Costing as little as 1 cent per chip to produce, the new technology could spark a medical diagnostics revolution – similar to the transformation created by low-cost genome sequencing, according to Stanford Genome Technology Center Director Ron Davis, professor of biochemistry and genetics.
The researchers published the work online Feb. 6 in the Proceedings of the National Academy of Sciences. Davis is the senior author. The lead author is Rahim Esfandyarpour, an engineering research associate at the genome center.
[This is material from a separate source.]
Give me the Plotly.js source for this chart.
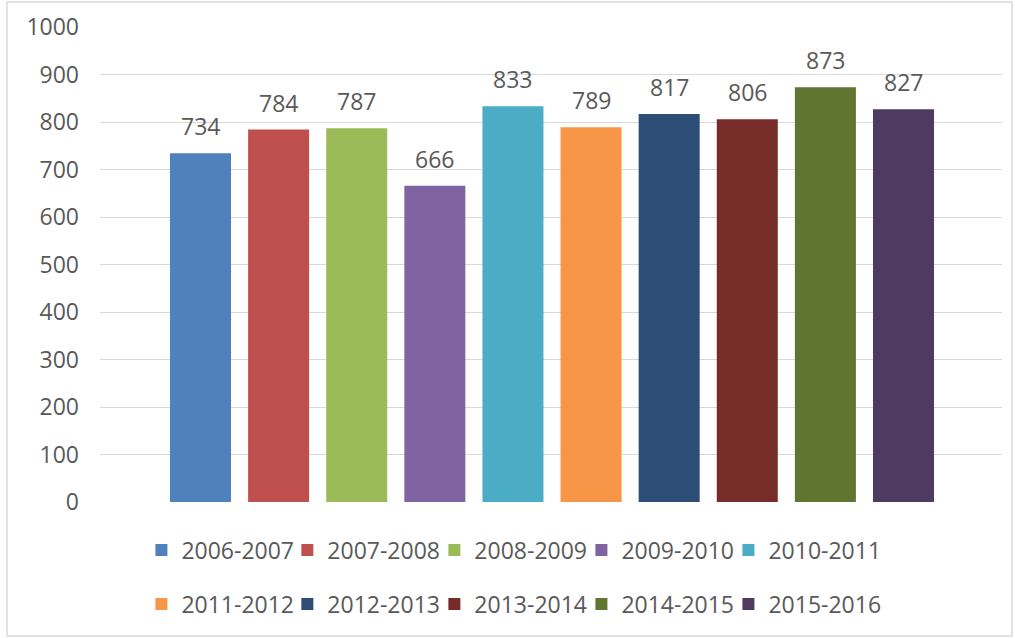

As the researchers see it, the inexpensive lab-on-a-chip technology has the potential to enhance diagnostic capabilities around the world, especially in developing countries. Due to inferior access to early diagnostics, the survival rate of breast cancer patients is only 40 percent in low-income nations – half the rate of cancer patients in developed nations, the researchers point out.
Other lethal diseases, such as malaria, tuberculosis and HIV, also have high incidence and bad patient outcomes in developing countries. Better access to cheap diagnostics could help turn this around, especially as most such equipment costs thousands of dollars, they say.
"Enabling early detection of diseases is one of the greatest opportunities we have for developing effective treatments," Esfandyarpour said. "Maybe $1 in the U.S. doesn't count that much, but somewhere in the developing world, it's a lot of money."
Esfandyarpour describes how it works:
A combination of microfluidics, electronics and inkjet printing technology, the lab on a chip is a two-part system. The first is a clear silicone microfluidic chamber for housing cells and a reusable electronic strip. The second part is a regular inkjet printer that can be used to print the electronic strip onto a flexible sheet of polyester using commercially available conductive nanoparticle ink.
"We designed it to eliminate the need for clean-room facilities and trained personnel to fabricate such a device," said Esfandyarpour, an electrical engineer by training.
One chip can be produced in about 20 minutes, he said.
The technology has the potential to not only advance healthcare, but also to accelerate basic and applied research, according to Esfandyarpour:
It would allow scientists and clinicians to potentially analyze more cells in shorter time periods, manipulate stem cells to achieve efficient gene transfer and develop cost-effective ways to diagnose diseases.